-- BEGIN --

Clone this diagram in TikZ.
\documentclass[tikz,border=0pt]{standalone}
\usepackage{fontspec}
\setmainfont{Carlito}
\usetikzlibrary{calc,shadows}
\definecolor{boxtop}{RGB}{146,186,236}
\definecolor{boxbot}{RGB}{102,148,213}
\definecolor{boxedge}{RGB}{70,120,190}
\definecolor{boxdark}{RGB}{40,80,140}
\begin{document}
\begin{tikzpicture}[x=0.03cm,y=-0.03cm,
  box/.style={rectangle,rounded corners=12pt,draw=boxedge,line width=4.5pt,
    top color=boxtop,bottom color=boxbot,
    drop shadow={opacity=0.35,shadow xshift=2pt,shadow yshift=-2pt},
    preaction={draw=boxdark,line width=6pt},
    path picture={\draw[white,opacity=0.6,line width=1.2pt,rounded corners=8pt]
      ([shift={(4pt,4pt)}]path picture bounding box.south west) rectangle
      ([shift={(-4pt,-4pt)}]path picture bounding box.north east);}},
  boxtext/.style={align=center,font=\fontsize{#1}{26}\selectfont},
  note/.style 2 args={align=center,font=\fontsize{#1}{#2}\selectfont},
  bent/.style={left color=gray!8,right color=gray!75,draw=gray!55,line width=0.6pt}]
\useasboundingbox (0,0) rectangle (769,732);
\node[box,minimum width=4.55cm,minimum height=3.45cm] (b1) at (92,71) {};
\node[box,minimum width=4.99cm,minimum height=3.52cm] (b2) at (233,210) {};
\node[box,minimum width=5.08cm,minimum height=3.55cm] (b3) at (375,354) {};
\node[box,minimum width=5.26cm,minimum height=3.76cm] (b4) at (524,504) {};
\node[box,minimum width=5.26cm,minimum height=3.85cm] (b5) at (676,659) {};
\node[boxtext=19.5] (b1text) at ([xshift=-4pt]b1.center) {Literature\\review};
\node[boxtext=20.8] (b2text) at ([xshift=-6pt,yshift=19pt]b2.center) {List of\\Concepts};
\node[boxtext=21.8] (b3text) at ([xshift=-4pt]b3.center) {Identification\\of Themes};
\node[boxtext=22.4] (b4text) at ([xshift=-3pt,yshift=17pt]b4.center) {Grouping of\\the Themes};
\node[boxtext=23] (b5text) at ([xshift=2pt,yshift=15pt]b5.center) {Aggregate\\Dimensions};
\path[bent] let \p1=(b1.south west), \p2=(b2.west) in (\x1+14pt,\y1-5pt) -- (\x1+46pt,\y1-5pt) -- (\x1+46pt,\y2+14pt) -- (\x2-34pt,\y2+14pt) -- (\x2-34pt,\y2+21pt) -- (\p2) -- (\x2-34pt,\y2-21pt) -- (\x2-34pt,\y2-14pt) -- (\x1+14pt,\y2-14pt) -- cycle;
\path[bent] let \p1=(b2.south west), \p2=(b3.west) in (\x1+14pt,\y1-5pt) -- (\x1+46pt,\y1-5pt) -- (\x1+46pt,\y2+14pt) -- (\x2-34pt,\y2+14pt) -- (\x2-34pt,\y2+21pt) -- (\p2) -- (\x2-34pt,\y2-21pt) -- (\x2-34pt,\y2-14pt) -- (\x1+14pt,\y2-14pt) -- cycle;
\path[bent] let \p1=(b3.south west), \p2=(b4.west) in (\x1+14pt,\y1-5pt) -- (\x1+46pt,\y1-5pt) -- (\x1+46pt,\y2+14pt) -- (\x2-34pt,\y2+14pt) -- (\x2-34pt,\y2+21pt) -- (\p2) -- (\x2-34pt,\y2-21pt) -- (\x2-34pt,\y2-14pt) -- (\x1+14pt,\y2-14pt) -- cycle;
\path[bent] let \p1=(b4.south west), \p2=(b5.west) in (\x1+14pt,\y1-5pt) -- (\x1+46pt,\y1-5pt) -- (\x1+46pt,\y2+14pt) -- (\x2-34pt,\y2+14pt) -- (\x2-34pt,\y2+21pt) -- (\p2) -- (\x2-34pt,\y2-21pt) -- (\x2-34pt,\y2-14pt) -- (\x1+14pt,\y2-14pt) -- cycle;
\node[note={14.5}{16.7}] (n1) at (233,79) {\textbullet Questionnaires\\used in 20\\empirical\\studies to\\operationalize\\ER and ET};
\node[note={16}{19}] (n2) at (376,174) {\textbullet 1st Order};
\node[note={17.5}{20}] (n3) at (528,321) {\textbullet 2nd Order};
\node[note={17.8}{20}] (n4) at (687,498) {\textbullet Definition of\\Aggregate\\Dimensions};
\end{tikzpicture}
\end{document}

-- END --

Short exercise:
Write the entire listing out again, word for word.

The completed task:
Clone this diagram in TikZ.
\documentclass[tikz,border=0pt]{standalone}
\usepackage{fontspec}
\setmainfont{Carlito}
\usetikzlibrary{calc,shadows}
\definecolor{boxtop}{RGB}{146,186,236}
\definecolor{boxbot}{RGB}{102,148,213}
\definecolor{boxedge}{RGB}{70,120,190}
\definecolor{boxdark}{RGB}{40,80,140}
\begin{document}
\begin{tikzpicture}[x=0.03cm,y=-0.03cm,
  box/.style={rectangle,rounded corners=12pt,draw=boxedge,line width=4.5pt,
    top color=boxtop,bottom color=boxbot,
    drop shadow={opacity=0.35,shadow xshift=2pt,shadow yshift=-2pt},
    preaction={draw=boxdark,line width=6pt},
    path picture={\draw[white,opacity=0.6,line width=1.2pt,rounded corners=8pt]
      ([shift={(4pt,4pt)}]path picture bounding box.south west) rectangle
      ([shift={(-4pt,-4pt)}]path picture bounding box.north east);}},
  boxtext/.style={align=center,font=\fontsize{#1}{26}\selectfont},
  note/.style 2 args={align=center,font=\fontsize{#1}{#2}\selectfont},
  bent/.style={left color=gray!8,right color=gray!75,draw=gray!55,line width=0.6pt}]
\useasboundingbox (0,0) rectangle (769,732);
\node[box,minimum width=4.55cm,minimum height=3.45cm] (b1) at (92,71) {};
\node[box,minimum width=4.99cm,minimum height=3.52cm] (b2) at (233,210) {};
\node[box,minimum width=5.08cm,minimum height=3.55cm] (b3) at (375,354) {};
\node[box,minimum width=5.26cm,minimum height=3.76cm] (b4) at (524,504) {};
\node[box,minimum width=5.26cm,minimum height=3.85cm] (b5) at (676,659) {};
\node[boxtext=19.5] (b1text) at ([xshift=-4pt]b1.center) {Literature\\review};
\node[boxtext=20.8] (b2text) at ([xshift=-6pt,yshift=19pt]b2.center) {List of\\Concepts};
\node[boxtext=21.8] (b3text) at ([xshift=-4pt]b3.center) {Identification\\of Themes};
\node[boxtext=22.4] (b4text) at ([xshift=-3pt,yshift=17pt]b4.center) {Grouping of\\the Themes};
\node[boxtext=23] (b5text) at ([xshift=2pt,yshift=15pt]b5.center) {Aggregate\\Dimensions};
\path[bent] let \p1=(b1.south west), \p2=(b2.west) in (\x1+14pt,\y1-5pt) -- (\x1+46pt,\y1-5pt) -- (\x1+46pt,\y2+14pt) -- (\x2-34pt,\y2+14pt) -- (\x2-34pt,\y2+21pt) -- (\p2) -- (\x2-34pt,\y2-21pt) -- (\x2-34pt,\y2-14pt) -- (\x1+14pt,\y2-14pt) -- cycle;
\path[bent] let \p1=(b2.south west), \p2=(b3.west) in (\x1+14pt,\y1-5pt) -- (\x1+46pt,\y1-5pt) -- (\x1+46pt,\y2+14pt) -- (\x2-34pt,\y2+14pt) -- (\x2-34pt,\y2+21pt) -- (\p2) -- (\x2-34pt,\y2-21pt) -- (\x2-34pt,\y2-14pt) -- (\x1+14pt,\y2-14pt) -- cycle;
\path[bent] let \p1=(b3.south west), \p2=(b4.west) in (\x1+14pt,\y1-5pt) -- (\x1+46pt,\y1-5pt) -- (\x1+46pt,\y2+14pt) -- (\x2-34pt,\y2+14pt) -- (\x2-34pt,\y2+21pt) -- (\p2) -- (\x2-34pt,\y2-21pt) -- (\x2-34pt,\y2-14pt) -- (\x1+14pt,\y2-14pt) -- cycle;
\path[bent] let \p1=(b4.south west), \p2=(b5.west) in (\x1+14pt,\y1-5pt) -- (\x1+46pt,\y1-5pt) -- (\x1+46pt,\y2+14pt) -- (\x2-34pt,\y2+14pt) -- (\x2-34pt,\y2+21pt) -- (\p2) -- (\x2-34pt,\y2-21pt) -- (\x2-34pt,\y2-14pt) -- (\x1+14pt,\y2-14pt) -- cycle;
\node[note={14.5}{16.7}] (n1) at (233,79) {\textbullet Questionnaires\\used in 20\\empirical\\studies to\\operationalize\\ER and ET};
\node[note={16}{19}] (n2) at (376,174) {\textbullet 1st Order};
\node[note={17.5}{20}] (n3) at (528,321) {\textbullet 2nd Order};
\node[note={17.8}{20}] (n4) at (687,498) {\textbullet Definition of\\Aggregate\\Dimensions};
\end{tikzpicture}
\end{document}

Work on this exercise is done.